What you should do: Omit any picture, and return the remaining data exactly as written.

Dataset content:
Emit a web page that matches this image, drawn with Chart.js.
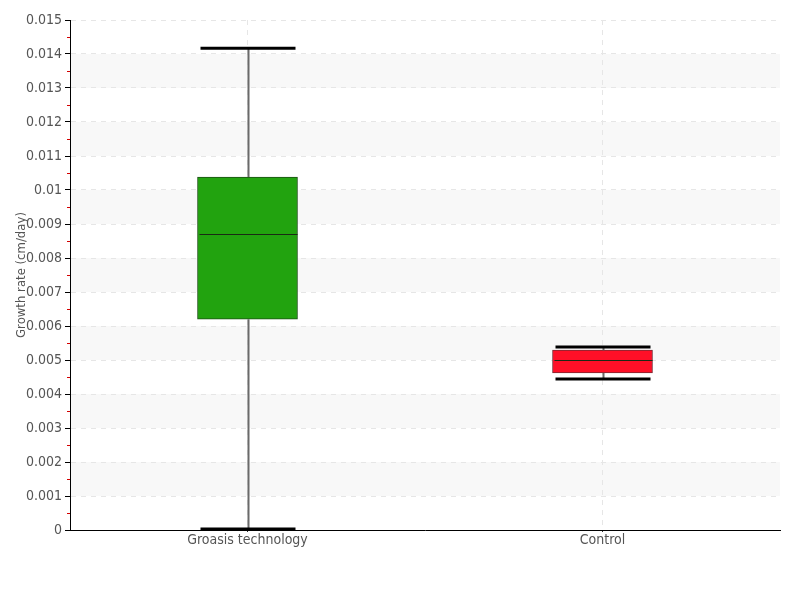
<!DOCTYPE html>
<html lang="en">
<head>
    <meta charset="UTF-8">
    <title>Growth rate</title>
    <script src="https://cdn.jsdelivr.net/npm/chart.js"></script>
    <style>
        html, body { margin: 0; padding: 0; background: #fff; }
        #wrap { width: 800px; height: 600px; }
    </style>
</head>
<body>
    <div id="wrap"><canvas id="growthChart"></canvas></div>
    <script>
        // box plot values
        const groups = ['Groasis technology', 'Control'];
        const mins = [0.00003, 0.00444];
        const q1s = [0.0062, 0.00462];
        const medians = [0.0087, 0.0050];
        const q3s = [0.01038, 0.00529];
        const maxs = [0.01417, 0.00538];
        const boxColors = ['#22a30f', '#ff0f27'];
        const boxBorders = ['#1d4f16', '#7a2a33'];
        const yTicks = [0, 0.001, 0.002, 0.003, 0.004, 0.005, 0.006, 0.007, 0.008,
                        0.009, 0.01, 0.011, 0.012, 0.013, 0.014, 0.015];

        const FONT = '"DejaVu Sans Condensed", "Liberation Sans Narrow", sans-serif';

        // grey bands every other step
        const bandPlugin = {
            id: 'bands',
            beforeDraw(chart) {
                const ctx = chart.ctx;
                const area = chart.chartArea;
                const y = chart.scales.y;
                ctx.save();
                ctx.fillStyle = '#f8f8f8';
                for (let i = 1; i < yTicks.length - 1; i += 2) {
                    const top = y.getPixelForValue(yTicks[i + 1]);
                    const bottom = y.getPixelForValue(yTicks[i]);
                    ctx.fillRect(area.left, top, area.right - area.left, bottom - top);
                }
                ctx.restore();
            }
        };

        // whiskers, caps, medians and the red minor ticks
        const boxPlugin = {
            id: 'boxParts',
            afterDatasetsDraw(chart) {
                const ctx = chart.ctx;
                const x = chart.scales.x;
                const y = chart.scales.y;
                ctx.save();
                groups.forEach((g, i) => {
                    const cx = Math.round(x.getPixelForValue(i)) + 0.5;
                    // whiskers
                    ctx.strokeStyle = '#6a6a6a';
                    ctx.lineWidth = 2;
                    ctx.beginPath();
                    ctx.moveTo(cx, y.getPixelForValue(q3s[i]));
                    ctx.lineTo(cx, y.getPixelForValue(maxs[i]));
                    ctx.moveTo(cx, y.getPixelForValue(q1s[i]));
                    ctx.lineTo(cx, y.getPixelForValue(mins[i]));
                    ctx.stroke();
                    // caps
                    ctx.strokeStyle = '#000';
                    ctx.lineWidth = 3;
                    ctx.beginPath();
                    ctx.moveTo(cx - 48, y.getPixelForValue(maxs[i]));
                    ctx.lineTo(cx + 47, y.getPixelForValue(maxs[i]));
                    ctx.moveTo(cx - 48, y.getPixelForValue(mins[i]));
                    ctx.lineTo(cx + 47, y.getPixelForValue(mins[i]));
                    ctx.stroke();
                    // median
                    ctx.strokeStyle = '#1a2a14';
                    ctx.lineWidth = 1;
                    ctx.beginPath();
                    const my = Math.round(y.getPixelForValue(medians[i])) + 0.5;
                    ctx.moveTo(cx - 49, my);
                    ctx.lineTo(cx + 49, my);
                    ctx.stroke();
                });
                ctx.restore();
            },
            afterDraw(chart) {
                const ctx = chart.ctx;
                const y = chart.scales.y;
                const left = chart.chartArea.left;
                ctx.save();
                ctx.strokeStyle = '#d40000';
                ctx.lineWidth = 1;
                ctx.beginPath();
                for (let i = 0; i < yTicks.length - 1; i++) {
                    const py = Math.round(y.getPixelForValue((yTicks[i] + yTicks[i + 1]) / 2)) + 0.5;
                    ctx.moveTo(left - 3, py);
                    ctx.lineTo(left, py);
                }
                ctx.stroke();
                ctx.restore();
            }
        };

        new Chart(document.getElementById('growthChart'), {
            type: 'bar',
            data: {
                labels: groups,
                datasets: [{
                    data: groups.map((g, i) => [q1s[i], q3s[i]]),
                    backgroundColor: boxColors,
                    borderColor: boxBorders,
                    borderWidth: 1,
                    borderSkipped: false,
                    barThickness: 100
                }]
            },
            options: {
                responsive: true,
                maintainAspectRatio: false,
                animation: false,
                layout: { padding: { left: 0, top: 20, right: 20, bottom: 30 } },
                plugins: {
                    legend: { display: false },
                    tooltip: { enabled: false }
                },
                scales: {
                    x: {
                        grid: { offset: false, color: '#e6e6e6', tickColor: '#333', tickLength: 2, drawOnChartArea: true },
                        border: { color: '#000', width: 1, dash: [5, 5] },
                        ticks: { color: '#555', font: { family: FONT, size: 14 }, padding: 0 },
                        afterFit(scale) { scale.height = 40; }
                    },
                    y: {
                        min: 0,
                        max: 0.015,
                        afterBuildTicks(scale) { scale.ticks = yTicks.map(v => ({ value: v })); },
                        grid: { color: '#e6e6e6', tickColor: '#000', tickLength: 5 },
                        border: { color: '#000', width: 1, dash: [5, 5] },
                        ticks: {
                            color: '#555',
                            font: { family: FONT, size: 14 },
                            padding: 3,
                            callback: v => String(+v.toFixed(3))
                        },
                        title: {
                            display: true,
                            text: 'Growth rate (cm/day)',
                            color: '#555',
                            font: { family: FONT, size: 13 },
                            padding: { top: 14, bottom: 0 }
                        },
                        afterFit(scale) { scale.width = 70; }
                    }
                }
            },
            plugins: [bandPlugin, boxPlugin]
        });
    </script>
</body>
</html>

Written response:
Emit a web page that matches this image, drawn with Chart.js.
<!DOCTYPE html>
<html lang="en">
<head>
    <meta charset="UTF-8">
    <title>Growth rate</title>
    <script src="https://cdn.jsdelivr.net/npm/chart.js"></script>
    <style>
        html, body { margin: 0; padding: 0; background: #fff; }
        #wrap { width: 800px; height: 600px; }
    </style>
</head>
<body>
    <div id="wrap"><canvas id="growthChart"></canvas></div>
    <script>
        // box plot values
        const groups = ['Groasis technology', 'Control'];
        const mins = [0.00003, 0.00444];
        const q1s = [0.0062, 0.00462];
        const medians = [0.0087, 0.0050];
        const q3s = [0.01038, 0.00529];
        const maxs = [0.01417, 0.00538];
        const boxColors = ['#22a30f', '#ff0f27'];
        const boxBorders = ['#1d4f16', '#7a2a33'];
        const yTicks = [0, 0.001, 0.002, 0.003, 0.004, 0.005, 0.006, 0.007, 0.008,
                        0.009, 0.01, 0.011, 0.012, 0.013, 0.014, 0.015];

        const FONT = '"DejaVu Sans Condensed", "Liberation Sans Narrow", sans-serif';

        // grey bands every other step
        const bandPlugin = {
            id: 'bands',
            beforeDraw(chart) {
                const ctx = chart.ctx;
                const area = chart.chartArea;
                const y = chart.scales.y;
                ctx.save();
                ctx.fillStyle = '#f8f8f8';
                for (let i = 1; i < yTicks.length - 1; i += 2) {
                    const top = y.getPixelForValue(yTicks[i + 1]);
                    const bottom = y.getPixelForValue(yTicks[i]);
                    ctx.fillRect(area.left, top, area.right - area.left, bottom - top);
                }
                ctx.restore();
            }
        };

        // whiskers, caps, medians and the red minor ticks
        const boxPlugin = {
            id: 'boxParts',
            afterDatasetsDraw(chart) {
                const ctx = chart.ctx;
                const x = chart.scales.x;
                const y = chart.scales.y;
                ctx.save();
                groups.forEach((g, i) => {
                    const cx = Math.round(x.getPixelForValue(i)) + 0.5;
                    // whiskers
                    ctx.strokeStyle = '#6a6a6a';
                    ctx.lineWidth = 2;
                    ctx.beginPath();
                    ctx.moveTo(cx, y.getPixelForValue(q3s[i]));
                    ctx.lineTo(cx, y.getPixelForValue(maxs[i]));
                    ctx.moveTo(cx, y.getPixelForValue(q1s[i]));
                    ctx.lineTo(cx, y.getPixelForValue(mins[i]));
                    ctx.stroke();
                    // caps
                    ctx.strokeStyle = '#000';
                    ctx.lineWidth = 3;
                    ctx.beginPath();
                    ctx.moveTo(cx - 48, y.getPixelForValue(maxs[i]));
                    ctx.lineTo(cx + 47, y.getPixelForValue(maxs[i]));
                    ctx.moveTo(cx - 48, y.getPixelForValue(mins[i]));
                    ctx.lineTo(cx + 47, y.getPixelForValue(mins[i]));
                    ctx.stroke();
                    // median
                    ctx.strokeStyle = '#1a2a14';
                    ctx.lineWidth = 1;
                    ctx.beginPath();
                    const my = Math.round(y.getPixelForValue(medians[i])) + 0.5;
                    ctx.moveTo(cx - 49, my);
                    ctx.lineTo(cx + 49, my);
                    ctx.stroke();
                });
                ctx.restore();
            },
            afterDraw(chart) {
                const ctx = chart.ctx;
                const y = chart.scales.y;
                const left = chart.chartArea.left;
                ctx.save();
                ctx.strokeStyle = '#d40000';
                ctx.lineWidth = 1;
                ctx.beginPath();
                for (let i = 0; i < yTicks.length - 1; i++) {
                    const py = Math.round(y.getPixelForValue((yTicks[i] + yTicks[i + 1]) / 2)) + 0.5;
                    ctx.moveTo(left - 3, py);
                    ctx.lineTo(left, py);
                }
                ctx.stroke();
                ctx.restore();
            }
        };

        new Chart(document.getElementById('growthChart'), {
            type: 'bar',
            data: {
                labels: groups,
                datasets: [{
                    data: groups.map((g, i) => [q1s[i], q3s[i]]),
                    backgroundColor: boxColors,
                    borderColor: boxBorders,
                    borderWidth: 1,
                    borderSkipped: false,
                    barThickness: 100
                }]
            },
            options: {
                responsive: true,
                maintainAspectRatio: false,
                animation: false,
                layout: { padding: { left: 0, top: 20, right: 20, bottom: 30 } },
                plugins: {
                    legend: { display: false },
                    tooltip: { enabled: false }
                },
                scales: {
                    x: {
                        grid: { offset: false, color: '#e6e6e6', tickColor: '#333', tickLength: 2, drawOnChartArea: true },
                        border: { color: '#000', width: 1, dash: [5, 5] },
                        ticks: { color: '#555', font: { family: FONT, size: 14 }, padding: 0 },
                        afterFit(scale) { scale.height = 40; }
                    },
                    y: {
                        min: 0,
                        max: 0.015,
                        afterBuildTicks(scale) { scale.ticks = yTicks.map(v => ({ value: v })); },
                        grid: { color: '#e6e6e6', tickColor: '#000', tickLength: 5 },
                        border: { color: '#000', width: 1, dash: [5, 5] },
                        ticks: {
                            color: '#555',
                            font: { family: FONT, size: 14 },
                            padding: 3,
                            callback: v => String(+v.toFixed(3))
                        },
                        title: {
                            display: true,
                            text: 'Growth rate (cm/day)',
                            color: '#555',
                            font: { family: FONT, size: 13 },
                            padding: { top: 14, bottom: 0 }
                        },
                        afterFit(scale) { scale.width = 70; }
                    }
                }
            },
            plugins: [bandPlugin, boxPlugin]
        });
    </script>
</body>
</html>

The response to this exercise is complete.